=== Data excerpt ===

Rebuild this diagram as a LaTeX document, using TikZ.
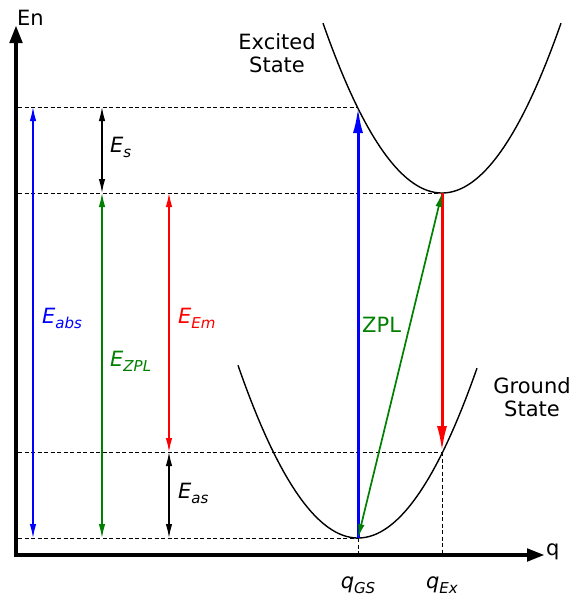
\documentclass[tikz,border=0pt]{standalone}
\usepackage{fontspec}
\setmainfont{DejaVu Sans}
\usetikzlibrary{arrows.meta}
\newcommand\sublbl[2]{\textit{#1}\raisebox{-5pt}{\fontsize{15}{15}\selectfont\textit{#2}}}
\tikzset{
  guide/.style={line width=0.9pt, dash pattern=on 4pt off 2.5pt},
  axis/.style={line width=4.5pt, line join=miter, arrows={Triangle[length=18pt,width=12pt]-Triangle[length=18pt,width=12pt]}},
  dbl/.style={line width=1.3pt, arrows={Latex[length=14pt,width=6.5pt]-Latex[length=14pt,width=6.5pt]}},
  zplarrow/.style={line width=1.7pt, draw={rgb,255:red,0;green,128;blue,0}, arrows={Latex[length=14pt,width=6.5pt]-Latex[length=14pt,width=6.5pt]}},
  thickarrow/.style={line width=3pt, arrows={-Latex[length=26pt,width=10pt]}},
  curve/.style={line width=1.4pt},
  lbl/.style={inner sep=0pt, anchor=base west},
  state/.style={inner sep=0pt, align=center, font=\fontsize{21}{23.5}\selectfont}
}
\definecolor{zgreen}{RGB}{0,128,0}
\begin{document}
\begin{tikzpicture}[x=1pt, y=-1pt, font=\fontsize{21}{24}\selectfont]
\useasboundingbox (0,0) rectangle (587,597);
% key coordinates
\coordinate (O) at (16,555);
\coordinate (Ytop) at (16,25);
\coordinate (Xend) at (545,555);
\coordinate (L1) at (18,107);
\coordinate (L2) at (18,193);
\coordinate (L3) at (18,452);
\coordinate (L4) at (18,538);
\coordinate (exA) at (358,107);
\coordinate (exMin) at (442,193);
\coordinate (gsB) at (442,452);
\coordinate (gsMin) at (358,538);
\coordinate (qgsAx) at (358,555);
\coordinate (qexAx) at (442,555);
\coordinate (a1t) at (33,107);  \coordinate (a1b) at (33,538);
\coordinate (a2t) at (102,193); \coordinate (a2b) at (102,538);
\coordinate (a3t) at (102,107); \coordinate (a3b) at (102,193);
\coordinate (a4t) at (169,193); \coordinate (a4b) at (169,452);
\coordinate (a5t) at (169,452); \coordinate (a5b) at (169,538);
% dashed guides
\draw[guide] (L1) -- (exA);
\draw[guide] (L2) -- (exMin);
\draw[guide] (L3) -- (gsB);
\draw[guide] (L4) -- (gsMin);
\draw[guide] (gsMin) -- (qgsAx);
\draw[guide] (gsB) -- (qexAx);
% parabolas
\draw[curve] plot[domain=323:561, samples=80] (\x, {193-0.012*(\x-442)^2});
\draw[curve] plot[domain=238:477, samples=80] (\x, {538-0.012*(\x-358)^2});
% axes
\draw[axis] (Ytop) -- (O) -- (Xend);
% energy arrows
\draw[dbl, blue] (a1b) -- (a1t);
\draw[dbl, zgreen] (a2b) -- (a2t);
\draw[dbl, black] (a3t) -- (a3b);
\draw[dbl, red] (a4t) -- (a4b);
\draw[dbl, black] (a5t) -- (a5b);
% transitions
\draw[thickarrow, blue] (gsMin) -- (exA);
\draw[thickarrow, red] (exMin) -- (gsB);
\draw[zplarrow] (gsMin) -- (exMin);
% labels
\node[lbl] (En) at (17,25) {En};
\node[lbl] (q) at (546,555) {q};
\node[state] (exc) at (277,53) {Excited\\State};
\node[state] (gnd) at (532,397) {Ground\\State};
\node[lbl] (Es) at (110,152) {\sublbl{E}{s}};
\node[lbl, blue] (Eabs) at (42,323) {\sublbl{E}{abs}};
\node[lbl, zgreen] (Ezpl) at (110,366) {\sublbl{E}{ZPL}};
\node[lbl, red] (Eem) at (178,323) {\sublbl{E}{Em}};
\node[lbl] (Eas) at (178,498) {\sublbl{E}{as}};
\node[lbl, zgreen] (zpl) at (362,332) {ZPL};
\node[inner sep=0pt, anchor=base] (qgs) at (358,588) {\sublbl{q}{GS}};
\node[inner sep=0pt, anchor=base] (qex) at (442,588) {\sublbl{q}{Ex}};
\end{tikzpicture}
\end{document}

===

* What you will do *
In your copy, leave out the pictures and reproduce the material above exactly.

* Reply *
Rebuild this diagram as a LaTeX document, using TikZ.
\documentclass[tikz,border=0pt]{standalone}
\usepackage{fontspec}
\setmainfont{DejaVu Sans}
\usetikzlibrary{arrows.meta}
\newcommand\sublbl[2]{\textit{#1}\raisebox{-5pt}{\fontsize{15}{15}\selectfont\textit{#2}}}
\tikzset{
  guide/.style={line width=0.9pt, dash pattern=on 4pt off 2.5pt},
  axis/.style={line width=4.5pt, line join=miter, arrows={Triangle[length=18pt,width=12pt]-Triangle[length=18pt,width=12pt]}},
  dbl/.style={line width=1.3pt, arrows={Latex[length=14pt,width=6.5pt]-Latex[length=14pt,width=6.5pt]}},
  zplarrow/.style={line width=1.7pt, draw={rgb,255:red,0;green,128;blue,0}, arrows={Latex[length=14pt,width=6.5pt]-Latex[length=14pt,width=6.5pt]}},
  thickarrow/.style={line width=3pt, arrows={-Latex[length=26pt,width=10pt]}},
  curve/.style={line width=1.4pt},
  lbl/.style={inner sep=0pt, anchor=base west},
  state/.style={inner sep=0pt, align=center, font=\fontsize{21}{23.5}\selectfont}
}
\definecolor{zgreen}{RGB}{0,128,0}
\begin{document}
\begin{tikzpicture}[x=1pt, y=-1pt, font=\fontsize{21}{24}\selectfont]
\useasboundingbox (0,0) rectangle (587,597);
% key coordinates
\coordinate (O) at (16,555);
\coordinate (Ytop) at (16,25);
\coordinate (Xend) at (545,555);
\coordinate (L1) at (18,107);
\coordinate (L2) at (18,193);
\coordinate (L3) at (18,452);
\coordinate (L4) at (18,538);
\coordinate (exA) at (358,107);
\coordinate (exMin) at (442,193);
\coordinate (gsB) at (442,452);
\coordinate (gsMin) at (358,538);
\coordinate (qgsAx) at (358,555);
\coordinate (qexAx) at (442,555);
\coordinate (a1t) at (33,107);  \coordinate (a1b) at (33,538);
\coordinate (a2t) at (102,193); \coordinate (a2b) at (102,538);
\coordinate (a3t) at (102,107); \coordinate (a3b) at (102,193);
\coordinate (a4t) at (169,193); \coordinate (a4b) at (169,452);
\coordinate (a5t) at (169,452); \coordinate (a5b) at (169,538);
% dashed guides
\draw[guide] (L1) -- (exA);
\draw[guide] (L2) -- (exMin);
\draw[guide] (L3) -- (gsB);
\draw[guide] (L4) -- (gsMin);
\draw[guide] (gsMin) -- (qgsAx);
\draw[guide] (gsB) -- (qexAx);
% parabolas
\draw[curve] plot[domain=323:561, samples=80] (\x, {193-0.012*(\x-442)^2});
\draw[curve] plot[domain=238:477, samples=80] (\x, {538-0.012*(\x-358)^2});
% axes
\draw[axis] (Ytop) -- (O) -- (Xend);
% energy arrows
\draw[dbl, blue] (a1b) -- (a1t);
\draw[dbl, zgreen] (a2b) -- (a2t);
\draw[dbl, black] (a3t) -- (a3b);
\draw[dbl, red] (a4t) -- (a4b);
\draw[dbl, black] (a5t) -- (a5b);
% transitions
\draw[thickarrow, blue] (gsMin) -- (exA);
\draw[thickarrow, red] (exMin) -- (gsB);
\draw[zplarrow] (gsMin) -- (exMin);
% labels
\node[lbl] (En) at (17,25) {En};
\node[lbl] (q) at (546,555) {q};
\node[state] (exc) at (277,53) {Excited\\State};
\node[state] (gnd) at (532,397) {Ground\\State};
\node[lbl] (Es) at (110,152) {\sublbl{E}{s}};
\node[lbl, blue] (Eabs) at (42,323) {\sublbl{E}{abs}};
\node[lbl, zgreen] (Ezpl) at (110,366) {\sublbl{E}{ZPL}};
\node[lbl, red] (Eem) at (178,323) {\sublbl{E}{Em}};
\node[lbl] (Eas) at (178,498) {\sublbl{E}{as}};
\node[lbl, zgreen] (zpl) at (362,332) {ZPL};
\node[inner sep=0pt, anchor=base] (qgs) at (358,588) {\sublbl{q}{GS}};
\node[inner sep=0pt, anchor=base] (qex) at (442,588) {\sublbl{q}{Ex}};
\end{tikzpicture}
\end{document}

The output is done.